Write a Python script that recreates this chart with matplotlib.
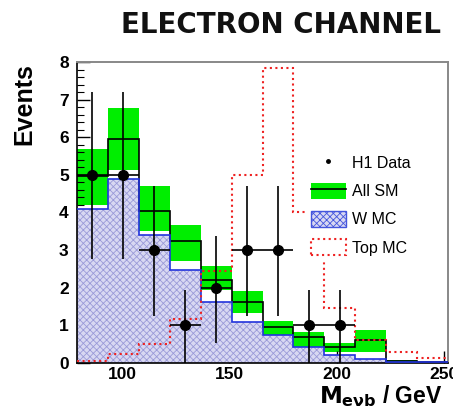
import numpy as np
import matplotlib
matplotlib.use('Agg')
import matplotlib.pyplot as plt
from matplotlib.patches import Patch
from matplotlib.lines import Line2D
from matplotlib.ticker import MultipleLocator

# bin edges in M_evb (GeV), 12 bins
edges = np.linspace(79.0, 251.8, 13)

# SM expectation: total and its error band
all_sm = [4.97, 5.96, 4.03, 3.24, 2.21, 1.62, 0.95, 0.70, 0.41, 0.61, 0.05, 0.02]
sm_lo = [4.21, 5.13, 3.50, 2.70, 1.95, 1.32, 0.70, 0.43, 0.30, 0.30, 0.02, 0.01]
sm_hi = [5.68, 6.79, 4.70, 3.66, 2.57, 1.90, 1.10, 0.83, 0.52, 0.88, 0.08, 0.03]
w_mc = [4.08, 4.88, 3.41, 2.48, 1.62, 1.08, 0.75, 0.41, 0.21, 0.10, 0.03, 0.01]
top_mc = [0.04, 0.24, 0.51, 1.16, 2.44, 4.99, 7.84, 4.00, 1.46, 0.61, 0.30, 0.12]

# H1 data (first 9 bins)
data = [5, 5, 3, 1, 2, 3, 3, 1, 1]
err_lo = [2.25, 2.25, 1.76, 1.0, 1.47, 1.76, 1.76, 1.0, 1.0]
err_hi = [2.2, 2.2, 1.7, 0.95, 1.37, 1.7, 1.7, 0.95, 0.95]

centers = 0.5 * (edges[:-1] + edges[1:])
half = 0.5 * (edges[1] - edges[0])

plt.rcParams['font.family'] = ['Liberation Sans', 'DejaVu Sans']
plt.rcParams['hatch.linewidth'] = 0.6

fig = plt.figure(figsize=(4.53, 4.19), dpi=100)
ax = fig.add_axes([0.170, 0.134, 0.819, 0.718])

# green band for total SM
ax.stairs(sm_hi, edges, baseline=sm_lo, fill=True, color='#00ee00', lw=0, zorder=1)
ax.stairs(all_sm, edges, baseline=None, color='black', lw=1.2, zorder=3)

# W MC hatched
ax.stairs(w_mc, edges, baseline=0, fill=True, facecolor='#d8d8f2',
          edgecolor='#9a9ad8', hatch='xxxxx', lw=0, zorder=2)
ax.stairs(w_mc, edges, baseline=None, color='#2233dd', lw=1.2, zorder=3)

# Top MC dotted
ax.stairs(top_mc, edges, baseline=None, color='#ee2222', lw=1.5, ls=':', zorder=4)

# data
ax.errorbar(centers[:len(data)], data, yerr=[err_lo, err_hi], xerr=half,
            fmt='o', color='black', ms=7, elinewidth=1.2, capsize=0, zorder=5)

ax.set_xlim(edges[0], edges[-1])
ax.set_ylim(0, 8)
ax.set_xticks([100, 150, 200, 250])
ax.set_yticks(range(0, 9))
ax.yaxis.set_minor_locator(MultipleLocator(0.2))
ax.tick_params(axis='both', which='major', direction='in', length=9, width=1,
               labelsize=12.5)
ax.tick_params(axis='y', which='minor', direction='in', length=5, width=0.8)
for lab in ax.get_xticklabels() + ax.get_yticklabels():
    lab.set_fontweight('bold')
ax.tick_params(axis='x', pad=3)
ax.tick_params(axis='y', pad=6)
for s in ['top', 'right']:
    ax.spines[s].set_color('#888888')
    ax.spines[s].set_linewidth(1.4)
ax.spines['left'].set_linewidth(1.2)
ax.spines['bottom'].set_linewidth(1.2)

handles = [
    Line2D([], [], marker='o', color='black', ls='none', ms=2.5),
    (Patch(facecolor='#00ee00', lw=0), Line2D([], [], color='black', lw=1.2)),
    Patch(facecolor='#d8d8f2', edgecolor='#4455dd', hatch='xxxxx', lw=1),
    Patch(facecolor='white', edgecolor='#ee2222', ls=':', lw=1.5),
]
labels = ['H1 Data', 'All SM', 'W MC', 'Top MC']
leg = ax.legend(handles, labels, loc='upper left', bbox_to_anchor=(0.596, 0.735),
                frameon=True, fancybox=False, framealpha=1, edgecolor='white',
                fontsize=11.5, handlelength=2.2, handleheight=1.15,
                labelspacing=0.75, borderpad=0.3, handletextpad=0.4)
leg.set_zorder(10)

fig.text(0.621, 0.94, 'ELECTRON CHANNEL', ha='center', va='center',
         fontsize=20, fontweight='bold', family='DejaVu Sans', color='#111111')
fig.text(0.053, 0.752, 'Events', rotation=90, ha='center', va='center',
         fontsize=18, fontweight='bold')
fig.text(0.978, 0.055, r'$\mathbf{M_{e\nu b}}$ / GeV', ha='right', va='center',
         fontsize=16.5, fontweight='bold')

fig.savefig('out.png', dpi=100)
═══
■ TO DO:
Write out again exactly the lines from the start of the data above through the line containing "lw=1.5, ls=':', zorder=4)", inclusive, excluding any pictures.

■ TASK OUTPUT:
Write a Python script that recreates this chart with matplotlib.
import numpy as np
import matplotlib
matplotlib.use('Agg')
import matplotlib.pyplot as plt
from matplotlib.patches import Patch
from matplotlib.lines import Line2D
from matplotlib.ticker import MultipleLocator

# bin edges in M_evb (GeV), 12 bins
edges = np.linspace(79.0, 251.8, 13)

# SM expectation: total and its error band
all_sm = [4.97, 5.96, 4.03, 3.24, 2.21, 1.62, 0.95, 0.70, 0.41, 0.61, 0.05, 0.02]
sm_lo = [4.21, 5.13, 3.50, 2.70, 1.95, 1.32, 0.70, 0.43, 0.30, 0.30, 0.02, 0.01]
sm_hi = [5.68, 6.79, 4.70, 3.66, 2.57, 1.90, 1.10, 0.83, 0.52, 0.88, 0.08, 0.03]
w_mc = [4.08, 4.88, 3.41, 2.48, 1.62, 1.08, 0.75, 0.41, 0.21, 0.10, 0.03, 0.01]
top_mc = [0.04, 0.24, 0.51, 1.16, 2.44, 4.99, 7.84, 4.00, 1.46, 0.61, 0.30, 0.12]

# H1 data (first 9 bins)
data = [5, 5, 3, 1, 2, 3, 3, 1, 1]
err_lo = [2.25, 2.25, 1.76, 1.0, 1.47, 1.76, 1.76, 1.0, 1.0]
err_hi = [2.2, 2.2, 1.7, 0.95, 1.37, 1.7, 1.7, 0.95, 0.95]

centers = 0.5 * (edges[:-1] + edges[1:])
half = 0.5 * (edges[1] - edges[0])

plt.rcParams['font.family'] = ['Liberation Sans', 'DejaVu Sans']
plt.rcParams['hatch.linewidth'] = 0.6

fig = plt.figure(figsize=(4.53, 4.19), dpi=100)
ax = fig.add_axes([0.170, 0.134, 0.819, 0.718])

# green band for total SM
ax.stairs(sm_hi, edges, baseline=sm_lo, fill=True, color='#00ee00', lw=0, zorder=1)
ax.stairs(all_sm, edges, baseline=None, color='black', lw=1.2, zorder=3)

# W MC hatched
ax.stairs(w_mc, edges, baseline=0, fill=True, facecolor='#d8d8f2',
          edgecolor='#9a9ad8', hatch='xxxxx', lw=0, zorder=2)
ax.stairs(w_mc, edges, baseline=None, color='#2233dd', lw=1.2, zorder=3)

# Top MC dotted
ax.stairs(top_mc, edges, baseline=None, color='#ee2222', lw=1.5, ls=':', zorder=4)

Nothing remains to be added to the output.